The reason sex complicates things is because in certain situations it is inappropriate. It gives an illusion of feeling when there really wasn’t any to begin with, not the feeling that you were hoping for at least. Women claim that men know how to “detach” themselves from sex; the truth is we never had feelings in the first place. There was no attachment to begin with. You can’t honestly tell me that you “love” a dude after the short period of time it took for him to meet you, get your number, “play the game” and then you two have sex…. If women give sex to get love and men give love to get sex, then we are all misguided. However, according to this statement men have the better idea than women do because love comes before sex. So, according to the statement, this is the reason why women have so many relationship failures, you are giving the want before the need…This can all lead back to my post  http://ghidorah3.blogspot.com/2011/01/needs-vs-wants.html, we need companionship (love) but we want sex, then we confuse the two. Every sex act has a degree of emotion and affection associated with it. Is sex love? No it’s not. Sex is an act of love. Giving and receiving at a more filthy yet compassionate level. Love can exist without sex and therefore sex can exist without love. What many people (stereotypically women) fail to realize is that sex is an action, and every action has a motive. The motive may or may not include your best interest. Someone having sex with you doesn’t mean that they love you; they may just enjoy sex without caring anything about you.
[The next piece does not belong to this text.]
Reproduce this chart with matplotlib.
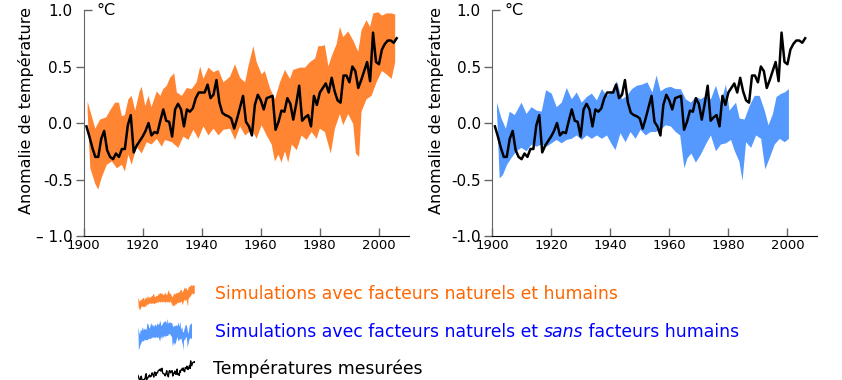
import numpy as np
import matplotlib
matplotlib.use("Agg")
import matplotlib.pyplot as plt
import matplotlib.lines as mlines

obs_years = np.arange(1901, 2007)
obs_temp = [-0.03, -0.12, -0.22, -0.30, -0.30, -0.14, -0.07, -0.24, -0.30, -0.32,
            -0.27, -0.30, -0.23, -0.23, -0.02, 0.07, -0.26, -0.20, -0.16, -0.12,
            -0.07, 0.00, -0.11, -0.08, -0.09, 0.02, 0.12, 0.02, 0.01, -0.12,
            0.12, 0.17, 0.12, -0.03, 0.12, 0.10, 0.13, 0.22, 0.27, 0.27,
            0.27, 0.34, 0.22, 0.25, 0.38, 0.18, 0.09, 0.07, 0.06, 0.04,
            -0.05, 0.04, 0.14, 0.24, 0.01, -0.03, -0.11, 0.16, 0.25, 0.20,
            0.12, 0.22, 0.23, 0.24, -0.06, 0.01, 0.11, 0.10, 0.22, 0.17,
            0.03, 0.17, 0.33, 0.02, 0.05, 0.07, -0.03, 0.24, 0.16, 0.27,
            0.31, 0.35, 0.27, 0.40, 0.28, 0.20, 0.18, 0.42, 0.42, 0.36,
            0.50, 0.46, 0.31, 0.38, 0.46, 0.54, 0.37, 0.80, 0.54, 0.52,
            0.65, 0.70, 0.73, 0.73, 0.71, 0.75]

# natural + human forcing simulations: upper / lower edge of the range
nh_up_years = [1901.4, 1904, 1905.6, 1907.7, 1909, 1910.7, 1912, 1913, 1914, 1915.2,
               1916.3, 1917.5, 1919, 1919.7, 1920.9, 1922, 1923, 1924.8, 1926, 1927,
               1928.2, 1929.3, 1930.7, 1931.6, 1933.3, 1935, 1936.6, 1938.3, 1939.5, 1940.6,
               1942.3, 1944, 1945.7, 1947.4, 1949.6, 1951.3, 1953, 1954.7, 1955.8, 1957.5,
               1958.6, 1960.3, 1961.4, 1963.1, 1964.8, 1966.5, 1968.2, 1969.9, 1971, 1973.3,
               1975, 1976.7, 1978.4, 1979.5, 1980.6, 1981.7, 1982.9, 1984, 1985.7, 1986.8,
               1987.9, 1989.6, 1991.3, 1993, 1994.1, 1995.8, 1997, 1998.1, 1999.8, 2001,
               2002.6, 2004.3, 2005.5]
nh_up = [0.19, -0.05, 0.03, 0.05, 0.11, 0.18, 0.18, 0.06, 0.07, 0.21,
         0.24, 0.11, 0.28, 0.32, 0.15, 0.24, 0.14, 0.28, 0.24, 0.30,
         0.33, 0.40, 0.44, 0.27, 0.24, 0.31, 0.30, 0.36, 0.50, 0.39,
         0.49, 0.45, 0.47, 0.36, 0.41, 0.52, 0.40, 0.36, 0.50, 0.68,
         0.54, 0.43, 0.46, 0.31, 0.21, 0.36, 0.47, 0.39, 0.47, 0.49,
         0.49, 0.54, 0.57, 0.68, 0.68, 0.69, 0.50, 0.59, 0.70, 0.85,
         0.76, 0.81, 0.73, 0.63, 0.82, 0.91, 0.85, 0.97, 0.98, 0.95,
         0.97, 0.97, 0.96]
nh_lo_years = [1901.4, 1902.3, 1904, 1905, 1906.2, 1907.9, 1909.6, 1911.3, 1913, 1914,
               1915.2, 1916.3, 1918, 1919.7, 1921.4, 1923.1, 1924.8, 1926.5, 1927.6, 1929.9,
               1932.1, 1933.8, 1935.5, 1937.2, 1938.9, 1940.6, 1942.3, 1944, 1945.7, 1947.4,
               1949.6, 1951.3, 1953, 1954.7, 1957, 1958.6, 1960.3, 1962, 1963.7, 1964.8,
               1966, 1967, 1968.2, 1969.3, 1970.5, 1972.2, 1973.8, 1975.5, 1977.2, 1978.9,
               1980, 1981.7, 1983.7, 1985.1, 1986.8, 1987.9, 1989.6, 1991.3, 1992.2, 1993.3,
               1994.1, 1995.8, 1997.5, 1999.2, 2001, 2002.6, 2004.3, 2005.5]
nh_lo = [0.10, -0.40, -0.54, -0.59, -0.48, -0.37, -0.34, -0.40, -0.37, -0.43,
         -0.28, -0.37, -0.21, -0.27, -0.17, -0.19, -0.14, -0.21, -0.15, -0.17,
         -0.22, -0.12, -0.15, -0.06, -0.14, -0.03, -0.11, -0.05, -0.11, -0.06,
         -0.05, -0.15, -0.03, -0.11, -0.06, -0.14, -0.02, -0.11, -0.19, -0.34,
         -0.28, -0.35, -0.25, -0.35, -0.19, -0.24, -0.11, -0.15, -0.08, -0.14,
         -0.05, -0.08, -0.27, -0.05, 0.08, -0.02, 0.08, -0.01, -0.27, -0.30,
         0.10, 0.21, 0.24, 0.36, 0.46, 0.43, 0.39, 0.54]

# natural forcing only simulations
n_up_years = [1901.7, 1903.2, 1904.7, 1906, 1907.7, 1910, 1911.7, 1913.4, 1915.1, 1916.8,
              1918.3, 1920.2, 1921.9, 1923.6, 1925.3, 1927, 1928.7, 1930.4, 1932.1, 1933.8,
              1935.5, 1937.2, 1938.9, 1940.6, 1942.3, 1944, 1945.7, 1947.4, 1949.1, 1950.9,
              1952.6, 1954.3, 1955.7, 1957.1, 1958.8, 1960.5, 1962.2, 1963.9, 1965.6, 1967.3,
              1969, 1970.7, 1972.4, 1974.1, 1975.8, 1977.5, 1979.2, 1980.4, 1982.6, 1983.8,
              1985.5, 1987.2, 1988.9, 1990.6, 1992.3, 1993.6, 1995.1, 1996.3, 1998, 1999.1,
              2000.5]
n_up = [0.18, 0.04, -0.05, 0.10, 0.07, 0.18, 0.08, 0.14, 0.11, 0.10,
        0.29, 0.26, 0.14, 0.18, 0.31, 0.21, 0.27, 0.18, 0.23, 0.26,
        0.20, 0.30, 0.24, 0.28, 0.37, 0.21, 0.24, 0.30, 0.33, 0.34,
        0.36, 0.27, 0.42, 0.28, 0.31, 0.32, 0.30, 0.30, 0.21, 0.18,
        0.23, 0.21, 0.24, 0.21, 0.33, 0.18, 0.34, 0.11, 0.18, 0.04,
        0.03, 0.15, 0.24, 0.24, 0.11, -0.02, 0.08, 0.23, 0.26, 0.27,
        0.30]
n_lo_years = [1901.7, 1902.6, 1903.7, 1905.1, 1906.6, 1908.3, 1910, 1911.7, 1913.4, 1915.1,
              1916.8, 1918.5, 1920.2, 1921.9, 1923.6, 1925.3, 1927, 1928.7, 1930.4, 1932.1,
              1933.8, 1935.5, 1937.2, 1938.9, 1940.6, 1941.8, 1943.5, 1945.2, 1946.9, 1948.6,
              1950.3, 1952, 1953.7, 1955.4, 1957.1, 1958.8, 1960.5, 1962.2, 1963.7, 1965.1,
              1966.2, 1967.5, 1969, 1970.7, 1972.4, 1974.1, 1975.8, 1977.5, 1979.2, 1980.9,
              1982.2, 1983.7, 1984.8, 1986, 1987.7, 1989.4, 1991.1, 1992.5, 1994, 1995.7,
              1997.4, 1999.1, 2000.5]
n_lo = [0.10, -0.49, -0.46, -0.37, -0.31, -0.25, -0.22, -0.25, -0.19, -0.21,
        -0.19, -0.21, -0.18, -0.15, -0.18, -0.15, -0.14, -0.11, -0.15, -0.11,
        -0.14, -0.11, -0.14, -0.11, -0.19, -0.24, -0.09, -0.17, -0.08, -0.14,
        -0.06, -0.11, -0.08, -0.08, -0.06, -0.02, -0.03, -0.08, -0.11, -0.40,
        -0.31, -0.27, -0.35, -0.28, -0.19, -0.11, -0.25, -0.19, -0.18, -0.15,
        -0.25, -0.34, -0.51, -0.17, -0.22, -0.11, -0.14, -0.41, -0.31, -0.19,
        -0.14, -0.17, -0.14]

yticks = [1.0, 0.5, 0.0, -0.5, -1.0]
left_ytick_labels = ["1.0", "0.5", "0.0", "-0.5", "\u2013 1.0"]
right_ytick_labels = ["1.0", "0.5", "0.0", "-0.5", "-1.0"]
xticks = [1900, 1920, 1940, 1960, 1980, 2000]

orange_fill = "#ff8533"
blue_fill = "#5599ff"
orange_text = "#ff6600"
blue_text = "#0000ff"

W, H = 842, 380
fig = plt.figure(figsize=(W / 100, H / 100), dpi=100)


def band(ax, up_x, up_y, lo_x, lo_y, color):
    xs = np.concatenate([up_x, lo_x[::-1]])
    ys = np.concatenate([up_y, lo_y[::-1]])
    ax.fill(xs, ys, color=color, lw=0)


def setup(ax, labels, label_x):
    ax.set_xlim(1900, 2010)
    ax.set_ylim(-1.0, 1.0)
    for s in ["top", "right"]:
        ax.spines[s].set_visible(False)
    ax.spines["left"].set_color("#666666")
    ax.spines["bottom"].set_color("black")
    ax.set_xticks(xticks)
    ax.set_yticks(yticks)
    ax.set_yticklabels(labels)
    ax.tick_params(axis="x", direction="in", length=6, width=1, color="#666666",
                   labelsize=9.5, pad=2)
    ax.tick_params(axis="y", direction="out", length=6, width=1, color="#666666",
                   labelsize=11, pad=2)
    ax.set_ylabel("Anomalie de température", fontsize=11.5)
    ax.yaxis.set_label_coords(label_x, 0.555)
    ax.text(0.04, 1.0, "°C", transform=ax.transAxes, fontsize=11.5,
            va="center", ha="left")
    # the 1.0 tick points inwards
    for t in ax.yaxis.get_major_ticks():
        if t.get_loc() == 1.0:
            t.tick1line.set_marker(mlines.TICKRIGHT)


ax1 = fig.add_axes([83.5 / W, 1 - 236 / H, 325 / W, 226 / H])
band(ax1, nh_up_years, nh_up, nh_lo_years, nh_lo, orange_fill)
ax1.plot(obs_years, obs_temp, color="black", lw=1.8)
setup(ax1, left_ytick_labels, -0.152)

ax2 = fig.add_axes([492 / W, 1 - 236 / H, 325 / W, 226 / H])
band(ax2, n_up_years, n_up, n_lo_years, n_lo, blue_fill)
ax2.plot(obs_years, obs_temp, color="black", lw=1.8)
setup(ax2, right_ytick_labels, -0.148)

# legend icons: tiny versions of the series
ic1 = fig.add_axes([138 / W, 1 - 312 / H, 57 / W, 27 / H])
band(ic1, nh_up_years, nh_up, nh_lo_years, nh_lo, orange_fill)
ic1.set_ylim(-0.7, 1.0)
ic2 = fig.add_axes([138 / W, 1 - 352 / H, 57 / W, 34 / H])
band(ic2, n_up_years, n_up, n_lo_years, n_lo, blue_fill)
ic2.set_ylim(-0.55, 0.45)
ic3 = fig.add_axes([138 / W, 1 - 382 / H, 57 / W, 22 / H])
ic3.plot(obs_years, obs_temp, color="black", lw=1)
ic3.set_ylim(-0.4, 0.85)
for ic in (ic1, ic2, ic3):
    ic.set_xlim(1901, 2006)
    ic.axis("off")

fs = 12.4
fig.text(215 / W, 1 - 294 / H, "Simulations avec facteurs naturels et humains",
         color=orange_text, fontsize=fs, va="center", ha="left")
t = fig.text(215 / W, 1 - 332 / H, "Simulations avec facteurs naturels et ",
             color=blue_text, fontsize=fs, va="center", ha="left")
fig.canvas.draw()
bb = t.get_window_extent()
t2 = fig.text(bb.x1 / W, 1 - 332 / H, "sans", color=blue_text, fontsize=fs,
              style="italic", va="center", ha="left")
bb2 = t2.get_window_extent()
fig.text(bb2.x1 / W, 1 - 332 / H, " facteurs humains", color=blue_text,
         fontsize=fs, va="center", ha="left")
fig.text(213 / W, 1 - 369 / H, "Températures mesurées", color="black",
         fontsize=fs, va="center", ha="left")

fig.savefig("out.png", dpi=100)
I’ve seen too many relationships fail because sex was incorporated too early or given more importance than the relationship itself. It makes no sense why sex is so important in a relationship. Why should sex be a means to begin, stay in or end a relationship? Let’s look at this from a logical viewpoint. I’ll give sex an hour out of the day. There are 7 days in a week. So, there are 168 hours in a week and if you have sex every single day, that’s 7 hours a week devoted to sex. You still have 161 hours left to put up with each other (now for the technically picky people, I know that your week is full of activities that take up the remainder of the 161 hours, but let’s just say none of us have jobs or anything else to do). If you find that the only things you enjoy in your relationship are those 7 hours, then something is wrong with you. You are telling me that 7 hours or pleasure are enough to put up with 161 hours of confusion, drama and misery? Give me 161 hours of happiness, understanding and love any time. Those 161 hours are way more important to me than 7 hours of deceit. I don’t ever want to lose sight of real love again. I don’t want to fool myself into making something work when I know that it was never meant to be what it is.